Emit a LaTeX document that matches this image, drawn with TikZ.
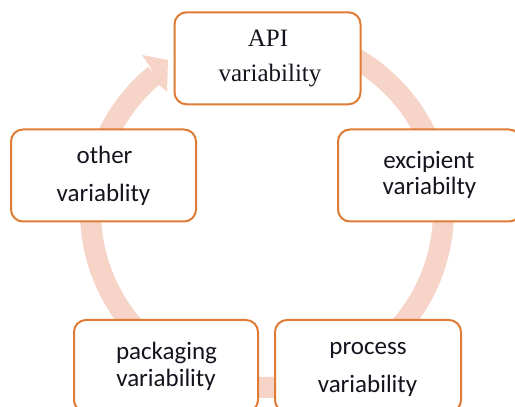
\documentclass[tikz,border=0pt]{standalone}
\usepackage{fontspec}
\usetikzlibrary{calc}
\setmainfont{Carlito}
\newfontfamily\serifapi{Liberation Serif}
\definecolor{ringc}{HTML}{F7D4C8}
\definecolor{boxc}{HTML}{E07B36}
\definecolor{txtc}{HTML}{14141E}
\begin{document}
\begin{tikzpicture}[x=1pt,y=1pt,
  cyclebox/.style={draw=boxc, line width=2pt, fill=white, rounded corners=12pt,
    rectangle, inner sep=0pt, minimum height=92pt},
  lbl/.style={anchor=base, inner sep=0pt, font=\fontsize{25}{30}\selectfont, text=txtc},
  slbl/.style={lbl, font=\fontsize{25}{30}\selectfont\serifapi}]
\useasboundingbox (0,0) rectangle (515,407);
% ring with arrowhead
\coordinate (rc) at (267,196);
\draw[ringc, line width=21pt] ($(rc)+(90:176.5)$) arc[start angle=90, end angle=-230.5, radius=176.5];
\fill[ringc] (150,340) -- (142,352) -- (168,347) -- (167,315) -- (158,323) -- cycle;
% boxes
\node[cyclebox, minimum width=186pt] (api) at (267.5,348.7) {};
\node[cyclebox, minimum width=185pt] (other) at (103.5,231.5) {};
\node[cyclebox, minimum width=183pt] (excip) at (429.5,231.5) {};
\node[cyclebox, minimum width=184pt] (pack) at (166,41) {};
\node[cyclebox, minimum width=186pt] (proc) at (368,41) {};
% texts
\node[slbl] (api1) at (268,360.3) {API};
\node[slbl] (api2) at (270,325) {variability};
\node[lbl] (oth1) at (104.5,243.7) {other};
\node[lbl] (oth2) at (103.5,205.3) {variablity};
\node[lbl] (exc1) at (429,238.7) {excipient};
\node[lbl] (exc2) at (429.5,212) {variabilty};
\node[lbl] (pac1) at (166.5,47) {packaging};
\node[lbl] (pac2) at (166,20.3) {variability};
\node[lbl] (pro1) at (368,52) {process};
\node[lbl] (pro2) at (367.5,14.3) {variability};
\end{tikzpicture}
\end{document}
########################################
### Prompt
Reproduce all of the material above word for word. Omit the pictures.

### Answer to this exercise
Emit a LaTeX document that matches this image, drawn with TikZ.
\documentclass[tikz,border=0pt]{standalone}
\usepackage{fontspec}
\usetikzlibrary{calc}
\setmainfont{Carlito}
\newfontfamily\serifapi{Liberation Serif}
\definecolor{ringc}{HTML}{F7D4C8}
\definecolor{boxc}{HTML}{E07B36}
\definecolor{txtc}{HTML}{14141E}
\begin{document}
\begin{tikzpicture}[x=1pt,y=1pt,
  cyclebox/.style={draw=boxc, line width=2pt, fill=white, rounded corners=12pt,
    rectangle, inner sep=0pt, minimum height=92pt},
  lbl/.style={anchor=base, inner sep=0pt, font=\fontsize{25}{30}\selectfont, text=txtc},
  slbl/.style={lbl, font=\fontsize{25}{30}\selectfont\serifapi}]
\useasboundingbox (0,0) rectangle (515,407);
% ring with arrowhead
\coordinate (rc) at (267,196);
\draw[ringc, line width=21pt] ($(rc)+(90:176.5)$) arc[start angle=90, end angle=-230.5, radius=176.5];
\fill[ringc] (150,340) -- (142,352) -- (168,347) -- (167,315) -- (158,323) -- cycle;
% boxes
\node[cyclebox, minimum width=186pt] (api) at (267.5,348.7) {};
\node[cyclebox, minimum width=185pt] (other) at (103.5,231.5) {};
\node[cyclebox, minimum width=183pt] (excip) at (429.5,231.5) {};
\node[cyclebox, minimum width=184pt] (pack) at (166,41) {};
\node[cyclebox, minimum width=186pt] (proc) at (368,41) {};
% texts
\node[slbl] (api1) at (268,360.3) {API};
\node[slbl] (api2) at (270,325) {variability};
\node[lbl] (oth1) at (104.5,243.7) {other};
\node[lbl] (oth2) at (103.5,205.3) {variablity};
\node[lbl] (exc1) at (429,238.7) {excipient};
\node[lbl] (exc2) at (429.5,212) {variabilty};
\node[lbl] (pac1) at (166.5,47) {packaging};
\node[lbl] (pac2) at (166,20.3) {variability};
\node[lbl] (pro1) at (368,52) {process};
\node[lbl] (pro2) at (367.5,14.3) {variability};
\end{tikzpicture}
\end{document}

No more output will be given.